Occidente en carne viva
La Unión Europea nació como el bálsamo que cerraría las heridas abiertas por dos guerras mundiales. Se prometió una casa común donde la razón, el ... humanismo y los derechos humanos serían los cimientos de la prosperidad. Hoy, sin embargo, ese palacio parece más bien una tienda de campaña azotada por vientos huracanados.
Rugen los drones rusos sobre Polonia como si fueran cuervos metálicos, y Putin, en su papel de zar, dicta la partitura de un continente que escucha más de lo que responde. Desde el otro lado del Atlántico, el regreso de Donald Trump añade sal a la llaga: un presidente que trata a Europa con desprecio de mercader, midiendo la lealtad en aranceles y el compromiso en votos del Medio Oeste.

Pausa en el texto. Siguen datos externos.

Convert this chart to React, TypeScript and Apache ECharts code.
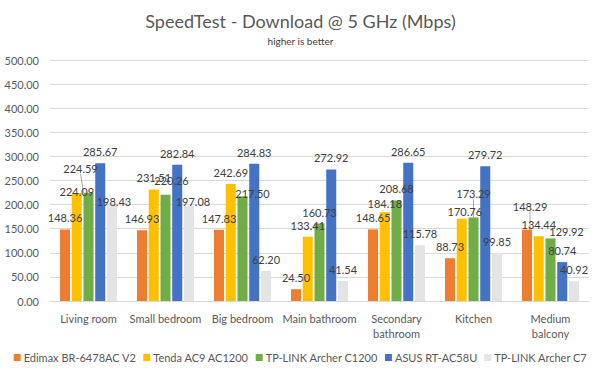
import React, { useEffect, useRef } from "react";
import * as echarts from "echarts";

const categories = [
  "Living room",
  "Small bedroom",
  "Big bedroom",
  "Main bathroom",
  "Secondary\nbathroom",
  "Kitchen",
  "Medium\nbalcony",
];
const seriesNames = [
  "Edimax BR-6478AC V2",
  "Tenda AC9 AC1200",
  "TP-LINK Archer C1200",
  "ASUS RT-AC58U",
  "TP-LINK Archer C7",
];
const edimax = [148.36, 146.93, 147.83, 24.5, 148.65, 88.73, 148.29];
const tenda = [224.09, 231.51, 242.69, 133.41, 184.18, 170.76, 134.44];
const archerC1200 = [224.59, 220.26, 217.5, 160.73, 208.68, 173.29, 129.92];
const asus = [285.67, 282.84, 284.83, 272.92, 286.65, 279.72, 80.74];
const archerC7 = [198.43, 197.08, 62.2, 41.54, 115.78, 99.85, 40.92];
const colors = ["#ED7D31", "#FFC000", "#70AD47", "#4472C4", "#E4E4E4"];

// Hand-placed data labels in the original: [series, category, dx, dy, leader line]
const labelNudges: [number, number, number, number, boolean][] = [
  [1, 0, 0, 10, false],
  [2, 0, -8, -13, true],
  [4, 0, 2, 8, false],
  [2, 1, 6, -3, false],
  [4, 1, 4, 7, false],
  [2, 2, 10, 9, false],
  [1, 4, 0, 3, false],
  [1, 5, 3, 4, false],
  [2, 5, 0, -12, true],
  [0, 6, 3, -12, true],
  [2, 6, 16, 5, false],
];

const FONT = "Lato";

export default function App() {
  const ref = useRef<HTMLDivElement>(null);
  useEffect(() => {
    if (!ref.current) return;
    const chart = echarts.init(ref.current, undefined, { renderer: "svg" });
    const allData = [edimax, tenda, archerC1200, asus, archerC7];
    const findNudge = (s: number, c: number) =>
      labelNudges.find((n) => n[0] === s && n[1] === c);
    chart.setOption({
      animation: false,
      textStyle: { fontFamily: FONT },
      title: {
        text: "SpeedTest - Download @ 5 GHz (Mbps)",
        subtext: "higher is better",
        left: "center",
        top: 7,
        itemGap: 6,
        textStyle: { fontSize: 18, fontWeight: "normal", color: "#595959", fontFamily: FONT },
        subtextStyle: { fontSize: 10, color: "#404040", fontFamily: FONT },
      },
      legend: {
        data: seriesNames,
        bottom: 10,
        left: "center",
        icon: "rect",
        itemWidth: 7,
        itemHeight: 7,
        itemGap: 7,
        textStyle: { fontSize: 11, color: "#595959", fontFamily: FONT, padding: [0, 0, 0, -2] },
      },
      grid: { left: 50, right: 12, top: 60, bottom: 77, containLabel: false },
      xAxis: {
        type: "category",
        data: categories,
        axisLine: { lineStyle: { color: "#D9D9D9" } },
        axisTick: { show: false },
        axisLabel: { color: "#595959", fontSize: 11, margin: 10, lineHeight: 15, interval: 0 },
      },
      yAxis: {
        type: "value",
        min: 0,
        max: 500,
        interval: 50,
        axisLine: { show: false },
        axisTick: { show: false },
        splitLine: { lineStyle: { color: "#D9D9D9" } },
        axisLabel: {
          color: "#595959",
          fontSize: 11,
          margin: 11,
          formatter: (v: number) => v.toFixed(2),
        },
      },
      series: seriesNames.map((name, i) => ({
        name,
        type: "bar",
        data: allData[i].map((v, j) => {
          const n = findNudge(i, j);
          return n && n[4]
            ? { value: v, labelLine: { show: true, lineStyle: { color: "#A6A6A6", width: 1 } } }
            : { value: v };
        }),
        itemStyle: { color: colors[i] },
        barGap: "17%",
        barCategoryGap: "26%",
        labelLayout: (p: any) => {
          const n = findNudge(p.seriesIndex, p.dataIndex);
          return n ? { dx: n[2], dy: n[3] } : {};
        },
        label: {
          show: true,
          position: "top",
          distance: 6,
          color: "#404040",
          fontSize: 11,
          fontFamily: FONT,
          formatter: (p: any) => Number(p.value).toFixed(2),
        },
      })),
    });
    return () => chart.dispose();
  }, []);
  return (
    <div
      ref={ref}
      style={{ position: "absolute", left: 0, top: 0, width: 601, height: 378 }}
    />
  );
}
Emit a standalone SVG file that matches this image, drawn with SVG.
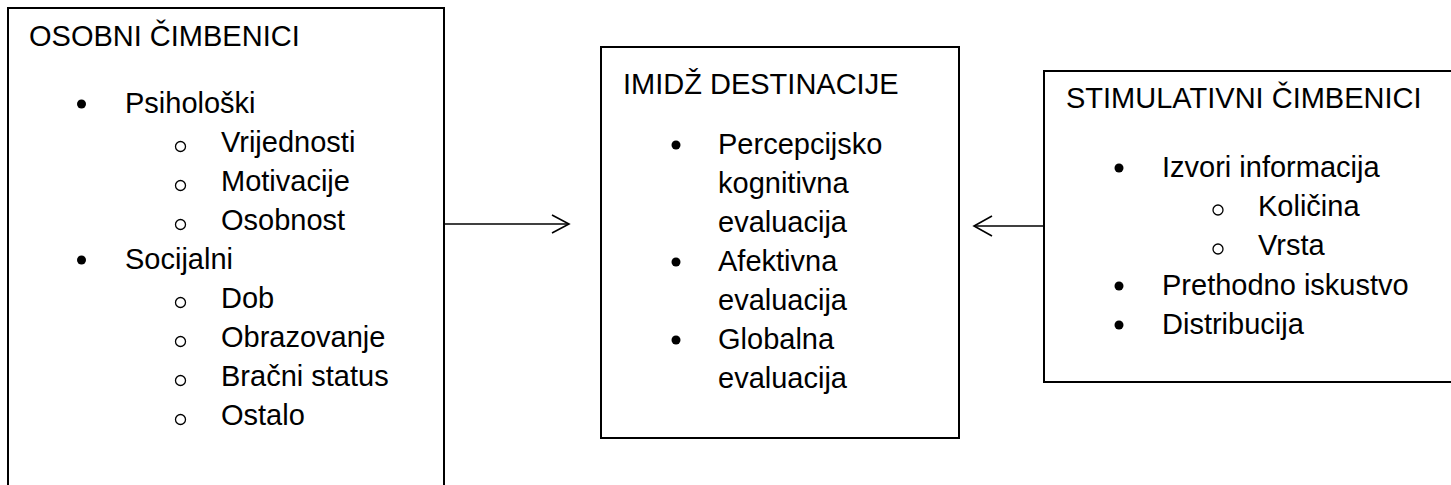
<svg xmlns="http://www.w3.org/2000/svg" width="1451" height="485" viewBox="0 0 1451 485">
<style>
.box{fill:#fff;stroke:#000;stroke-width:2}
.t{font-family:"Liberation Sans",Arial,sans-serif;font-size:29px;fill:#000}
.b{fill:#000}
.o{fill:none;stroke:#000;stroke-width:1.3}
.c{fill:none;stroke:#000;stroke-width:1.6}
</style>
<rect width="1451" height="485" fill="#fff"/>
<g id="osobni">
<rect class="box" x="8" y="8" width="436" height="490"/>
<text class="t" x="29" y="46">OSOBNI ČIMBENICI</text>
<circle class="b" cx="81.5" cy="104" r="4.5"/>
<text class="t" x="125" y="113">Psihološki</text>
<circle class="o" cx="180.5" cy="146.5" r="5"/>
<text class="t" x="221" y="152">Vrijednosti</text>
<circle class="o" cx="180.5" cy="185.5" r="5"/>
<text class="t" x="221" y="191">Motivacije</text>
<circle class="o" cx="180.5" cy="224.5" r="5"/>
<text class="t" x="221" y="230">Osobnost</text>
<circle class="b" cx="81.5" cy="260" r="4.5"/>
<text class="t" x="125" y="269">Socijalni</text>
<circle class="o" cx="180.5" cy="302.5" r="5"/>
<text class="t" x="221" y="308">Dob</text>
<circle class="o" cx="180.5" cy="341.5" r="5"/>
<text class="t" x="221" y="347">Obrazovanje</text>
<circle class="o" cx="180.5" cy="380.5" r="5"/>
<text class="t" x="221" y="386">Bračni status</text>
<circle class="o" cx="180.5" cy="419.5" r="5"/>
<text class="t" x="221" y="425">Ostalo</text>
</g>
<g id="imidz">
<rect class="box" x="601" y="47" width="358" height="391"/>
<text class="t" x="623" y="94">IMIDŽ DESTINACIJE</text>
<circle class="b" cx="676" cy="145" r="4.5"/>
<text class="t" x="718" y="154">Percepcijsko</text>
<text class="t" x="718" y="193">kognitivna</text>
<text class="t" x="718" y="232">evaluacija</text>
<circle class="b" cx="676" cy="262" r="4.5"/>
<text class="t" x="718" y="271">Afektivna</text>
<text class="t" x="718" y="310">evaluacija</text>
<circle class="b" cx="676" cy="340" r="4.5"/>
<text class="t" x="718" y="349">Globalna</text>
<text class="t" x="718" y="388">evaluacija</text>
</g>
<g id="stimulativni">
<rect class="box" x="1044" y="71" width="412" height="311"/>
<text class="t" x="1066" y="108">STIMULATIVNI ČIMBENICI</text>
<circle class="b" cx="1119" cy="168" r="4.5"/>
<text class="t" x="1162" y="177">Izvori informacija</text>
<circle class="o" cx="1218" cy="210" r="5"/>
<text class="t" x="1258" y="216">Količina</text>
<circle class="o" cx="1218" cy="249" r="5"/>
<text class="t" x="1258" y="255">Vrsta</text>
<circle class="b" cx="1119" cy="286" r="4.5"/>
<text class="t" x="1162" y="295">Prethodno iskustvo</text>
<circle class="b" cx="1119" cy="325" r="4.5"/>
<text class="t" x="1162" y="334">Distribucija</text>
</g>
<g id="connectors">
<line class="c" x1="444" y1="224" x2="569" y2="224"/>
<polyline class="c" points="552,215 569,224 552,233"/>
<line class="c" x1="1044" y1="226" x2="974" y2="226"/>
<polyline class="c" points="992,216 974,226 992,236"/>
</g>
</svg>
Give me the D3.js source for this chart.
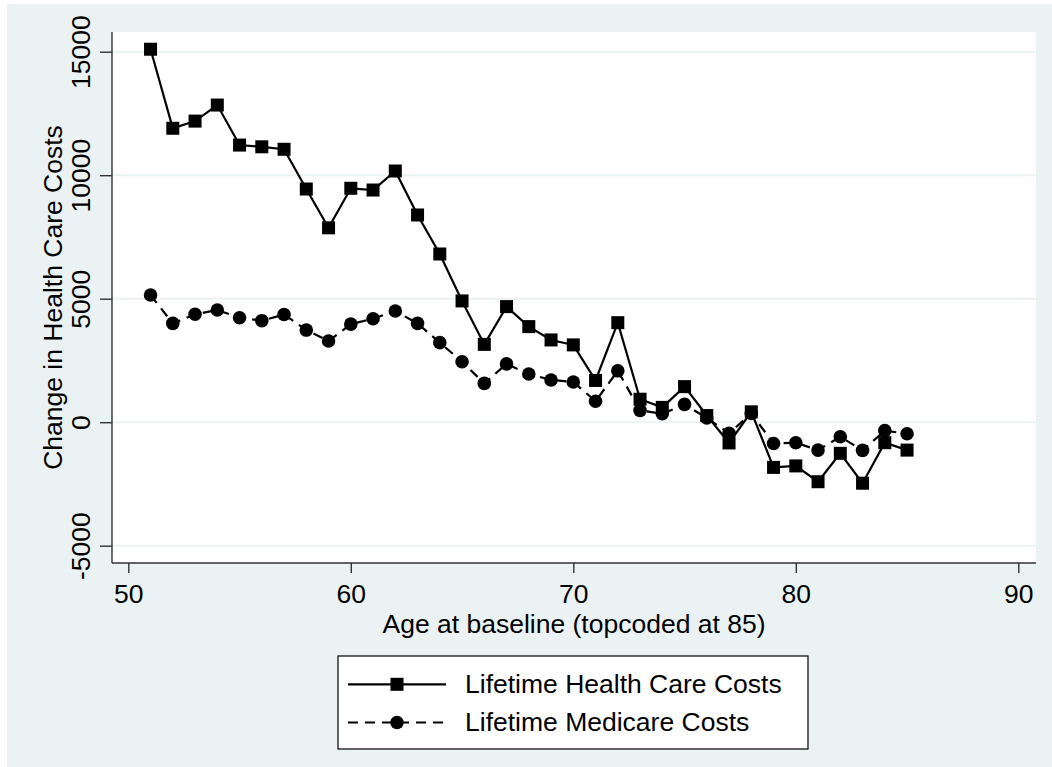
<!DOCTYPE html>
<html>
<head>
<meta charset="utf-8">
<script src="https://cdn.jsdelivr.net/npm/d3@7"></script>
<style>
html,body{margin:0;padding:0;background:#fff;}
svg{display:block;font-family:"Liberation Sans",Arial,Helvetica,sans-serif;}
</style>
</head>
<body>
<svg id="chart" width="1052" height="767"></svg>
<script>
const ages = [51,52,53,54,55,56,57,58,59,60,61,62,63,64,65,66,67,68,69,70,71,72,73,74,75,76,77,78,79,80,81,82,83,84,85];
const healthCosts = [15100,11900,12190,12840,11220,11150,11050,9440,7870,9470,9400,10170,8390,6810,4910,3150,4680,3870,3330,3130,1690,4030,930,600,1440,270,-840,420,-1830,-1770,-2410,-1260,-2470,-830,-1130];
const medicareCosts = [5150,4000,4370,4540,4230,4110,4360,3730,3290,3970,4190,4500,4000,3220,2450,1570,2360,1950,1710,1630,850,2080,480,340,720,170,-450,350,-860,-830,-1130,-590,-1140,-340,-470];
const xTicks = [50,60,70,80,90];
const yTicks = [-5000,0,5000,10000,15000];
const seriesNames = ["Lifetime Health Care Costs","Lifetime Medicare Costs"];
const xTitle = "Age at baseline (topcoded at 85)";
const yTitle = "Change in Health Care Costs";

const svg = d3.select("#chart");
const BG = "#EAF2F3";
const FS = 26.5;

// outer background
svg.append("rect").attr("x",7).attr("y",4).attr("width",1045).attr("height",763).attr("fill",BG);

const plot = {left:112, right:1036, top:32, bottom:563};
svg.append("rect").attr("x",plot.left).attr("y",plot.top)
  .attr("width",plot.right-plot.left).attr("height",plot.bottom-plot.top).attr("fill","#fff");

const x = d3.scaleLinear().domain([50,90]).range([128.3,1018.3]);
const y = d3.scaleLinear().domain([-5000,15000]).range([545.7,51.7]);

// gridlines
svg.append("g").selectAll("line").data(yTicks).join("line")
  .attr("x1",plot.left).attr("x2",plot.right)
  .attr("y1",d=>y(d)).attr("y2",d=>y(d))
  .attr("stroke",BG).attr("stroke-width",2);

// y axis
const yAxis = d3.axisLeft(y).tickValues(yTicks).tickSize(12).tickFormat(d=>String(d));
const gy = svg.append("g").attr("transform",`translate(${plot.left},0)`).call(yAxis);
gy.select(".domain").attr("d",`M0,${plot.top}V${plot.bottom}`).attr("stroke","#333").attr("stroke-width",1.4);
gy.selectAll(".tick line").attr("stroke","#333").attr("stroke-width",1.4);
gy.selectAll(".tick text")
  .attr("font-size",FS).attr("fill","#000").attr("font-family","Liberation Sans, Arial, sans-serif")
  .attr("text-anchor","middle").attr("dy",null).attr("x",null)
  .attr("transform","translate(-22,0) rotate(-90)")
  .attr("y",0);

// x axis
const xAxis = d3.axisBottom(x).tickValues(xTicks).tickSize(10).tickFormat(d=>String(d));
const gx = svg.append("g").attr("transform",`translate(0,${plot.bottom})`).call(xAxis);
gx.select(".domain").attr("d",`M${plot.left},0H${plot.right}`).attr("stroke","#333").attr("stroke-width",1.4);
gx.selectAll(".tick line").attr("stroke","#333").attr("stroke-width",1.4);
gx.selectAll(".tick text")
  .attr("font-size",FS).attr("fill","#000").attr("font-family","Liberation Sans, Arial, sans-serif")
  .attr("dy",null).attr("y",40);

// axis titles
svg.append("text").attr("x",(plot.left+plot.right)/2 + 0).attr("y",633)
  .attr("text-anchor","middle").attr("font-size",FS).attr("fill","#000").text(xTitle);
svg.append("text").attr("transform",`translate(61.5,${(plot.top+plot.bottom)/2}) rotate(-90)`)
  .attr("text-anchor","middle").attr("font-size",FS).attr("fill","#000").text(yTitle);

// lines
const line = d3.line().x(d=>x(d[0])).y(d=>y(d[1]));
const hData = ages.map((a,i)=>[a,healthCosts[i]]);
const mData = ages.map((a,i)=>[a,medicareCosts[i]]);

svg.append("path").datum(hData).attr("d",line).attr("fill","none")
  .attr("stroke","#000").attr("stroke-width",2.2).attr("stroke-linejoin","miter");
const sq = 13;
svg.append("g").selectAll("rect").data(hData).join("rect")
  .attr("x",d=>x(d[0])-sq/2).attr("y",d=>y(d[1])-sq/2)
  .attr("width",sq).attr("height",sq).attr("fill","#000");

svg.append("path").datum(mData).attr("d",line).attr("fill","none")
  .attr("stroke","#000").attr("stroke-width",2.2).attr("stroke-dasharray","10,7");
svg.append("g").selectAll("circle").data(mData).join("circle")
  .attr("cx",d=>x(d[0])).attr("cy",d=>y(d[1])).attr("r",6.8).attr("fill","#000");

// legend
const lg = svg.append("g");
lg.append("rect").attr("x",338).attr("y",656).attr("width",470).attr("height",93)
  .attr("fill","#fff").attr("stroke","#000").attr("stroke-width",1.2);
const rows = [684.3, 722.5];
// row 1
lg.append("line").attr("x1",348).attr("x2",446).attr("y1",rows[0]).attr("y2",rows[0])
  .attr("stroke","#000").attr("stroke-width",2.2);
lg.append("rect").attr("x",397-sq/2).attr("y",rows[0]-sq/2).attr("width",sq).attr("height",sq).attr("fill","#000");
lg.append("text").attr("x",465).attr("y",693).attr("font-size",FS).attr("fill","#000").text(seriesNames[0]);
// row 2
lg.append("line").attr("x1",348).attr("x2",446).attr("y1",rows[1]).attr("y2",rows[1])
  .attr("stroke","#000").attr("stroke-width",2.2).attr("stroke-dasharray","10,7");
lg.append("circle").attr("cx",397).attr("cy",rows[1]).attr("r",6.8).attr("fill","#000");
lg.append("text").attr("x",465).attr("y",731).attr("font-size",FS).attr("fill","#000").text(seriesNames[1]);
</script>
</body>
</html>
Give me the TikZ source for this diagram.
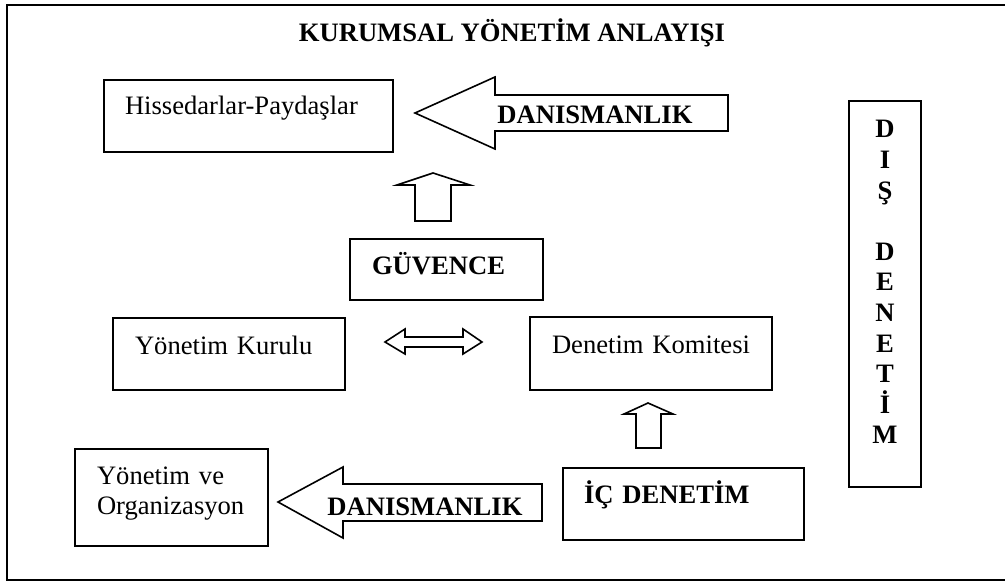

Más al sur, Oriente Próximo arde. Netanyahu convierte la guerra en rutina y la diplomacia en ruina. Hamás, envuelto en victimismo, golpea con veneno de escorpión, perpetuando un ciclo de odio donde la inocencia perece primero y la paz muere después.
Europa, mientras tanto, vaga entre reglamentos y discursos, como un gigante que olvidó cómo andar. Sus derechos humanos son citados en cumbres, pero golpeados en fronteras; su bienestar, antaño orgullo de su modelo social, se desangra en facturas de energía, tensiones migratorias y populismos de escaparate.
Lo que fue un ideal de paz hoy es un espejo agrietado: el continente que presumía de brújula moral parece haberla extraviado en algún despacho de Bruselas. El dilema es simple y brutal: o despierta y asume su papel como sujeto político real, o se resigna a ser coro trágico en la ópera de otros.
Occidente, y en particular Europa, se muestra en carne viva: vulnerable, desorientada, aún hermosa en sus principios, pero deshecha en su práctica.